= Data shown =

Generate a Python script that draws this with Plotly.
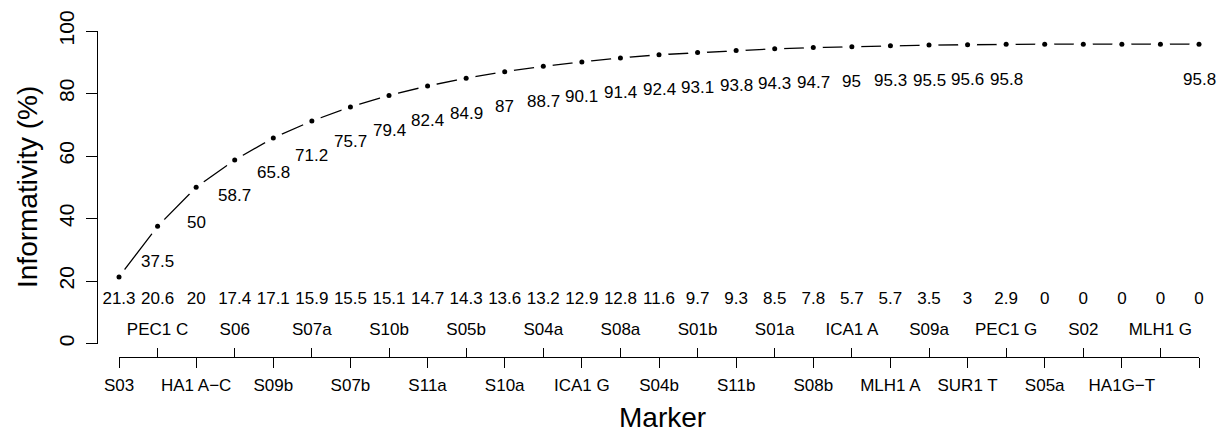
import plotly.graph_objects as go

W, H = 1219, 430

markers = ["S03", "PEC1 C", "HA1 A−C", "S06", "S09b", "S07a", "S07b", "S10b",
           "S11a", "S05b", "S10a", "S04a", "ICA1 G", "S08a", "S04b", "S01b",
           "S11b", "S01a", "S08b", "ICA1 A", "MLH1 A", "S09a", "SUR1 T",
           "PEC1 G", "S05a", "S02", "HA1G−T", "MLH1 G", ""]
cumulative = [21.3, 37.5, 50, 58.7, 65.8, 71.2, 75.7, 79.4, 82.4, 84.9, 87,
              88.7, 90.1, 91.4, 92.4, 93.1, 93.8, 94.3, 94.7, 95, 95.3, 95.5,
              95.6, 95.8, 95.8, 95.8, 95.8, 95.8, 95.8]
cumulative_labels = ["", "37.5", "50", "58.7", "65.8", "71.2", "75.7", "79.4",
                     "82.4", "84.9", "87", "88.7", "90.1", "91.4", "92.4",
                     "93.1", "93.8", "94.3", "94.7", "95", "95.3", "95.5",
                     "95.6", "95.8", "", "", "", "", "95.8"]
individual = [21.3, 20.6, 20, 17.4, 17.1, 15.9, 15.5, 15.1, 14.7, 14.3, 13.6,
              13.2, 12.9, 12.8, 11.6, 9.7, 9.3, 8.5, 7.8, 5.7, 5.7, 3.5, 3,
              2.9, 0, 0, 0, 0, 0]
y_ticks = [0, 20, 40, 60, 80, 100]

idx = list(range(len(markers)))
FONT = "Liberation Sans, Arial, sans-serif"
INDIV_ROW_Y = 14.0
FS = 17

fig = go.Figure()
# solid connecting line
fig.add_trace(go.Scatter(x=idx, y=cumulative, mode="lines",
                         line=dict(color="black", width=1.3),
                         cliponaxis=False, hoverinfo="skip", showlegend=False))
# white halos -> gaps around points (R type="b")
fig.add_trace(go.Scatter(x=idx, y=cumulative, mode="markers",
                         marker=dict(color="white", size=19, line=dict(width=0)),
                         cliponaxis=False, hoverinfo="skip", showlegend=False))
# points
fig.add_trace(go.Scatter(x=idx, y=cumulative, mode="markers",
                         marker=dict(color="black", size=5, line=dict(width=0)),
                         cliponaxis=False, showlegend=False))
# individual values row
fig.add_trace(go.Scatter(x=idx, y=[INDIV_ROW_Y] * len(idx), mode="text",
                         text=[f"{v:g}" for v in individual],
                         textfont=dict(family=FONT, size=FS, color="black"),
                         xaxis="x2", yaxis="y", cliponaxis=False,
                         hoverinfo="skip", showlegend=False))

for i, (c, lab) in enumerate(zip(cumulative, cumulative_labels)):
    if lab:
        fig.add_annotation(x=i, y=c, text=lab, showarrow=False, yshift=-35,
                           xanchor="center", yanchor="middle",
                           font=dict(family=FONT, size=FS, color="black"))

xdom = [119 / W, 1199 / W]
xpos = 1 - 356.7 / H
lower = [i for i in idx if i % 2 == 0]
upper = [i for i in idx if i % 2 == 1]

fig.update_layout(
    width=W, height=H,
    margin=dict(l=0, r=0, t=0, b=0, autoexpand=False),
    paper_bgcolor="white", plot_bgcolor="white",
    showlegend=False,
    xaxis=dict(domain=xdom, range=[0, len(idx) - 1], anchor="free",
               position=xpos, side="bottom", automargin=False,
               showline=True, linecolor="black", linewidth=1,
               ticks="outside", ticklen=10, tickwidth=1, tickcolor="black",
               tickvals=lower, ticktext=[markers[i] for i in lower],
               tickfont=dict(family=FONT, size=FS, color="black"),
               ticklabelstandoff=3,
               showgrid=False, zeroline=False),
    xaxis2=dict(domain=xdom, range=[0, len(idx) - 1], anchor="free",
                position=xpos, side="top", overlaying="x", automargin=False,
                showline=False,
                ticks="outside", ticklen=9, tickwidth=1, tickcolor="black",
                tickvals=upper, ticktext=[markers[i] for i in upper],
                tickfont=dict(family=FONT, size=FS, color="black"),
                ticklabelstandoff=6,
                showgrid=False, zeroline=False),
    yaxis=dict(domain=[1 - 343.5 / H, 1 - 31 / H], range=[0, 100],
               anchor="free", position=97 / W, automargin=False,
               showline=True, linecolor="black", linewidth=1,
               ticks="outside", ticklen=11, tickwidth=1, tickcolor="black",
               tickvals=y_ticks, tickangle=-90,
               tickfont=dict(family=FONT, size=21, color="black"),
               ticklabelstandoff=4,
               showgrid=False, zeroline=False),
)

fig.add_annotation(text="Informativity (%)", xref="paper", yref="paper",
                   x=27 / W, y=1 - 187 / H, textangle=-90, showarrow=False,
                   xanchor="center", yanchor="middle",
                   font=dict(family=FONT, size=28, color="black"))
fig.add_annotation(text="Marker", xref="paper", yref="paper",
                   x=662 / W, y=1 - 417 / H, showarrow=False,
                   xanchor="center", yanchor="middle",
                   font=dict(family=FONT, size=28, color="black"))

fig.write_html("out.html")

= What the task requires =
Write out again, exactly, the lines from the start of the listing up to the line containing "W, H = 1219, 430", with both ends and without pictures.

= Result of this task =
Generate a Python script that draws this with Plotly.
import plotly.graph_objects as go

W, H = 1219, 430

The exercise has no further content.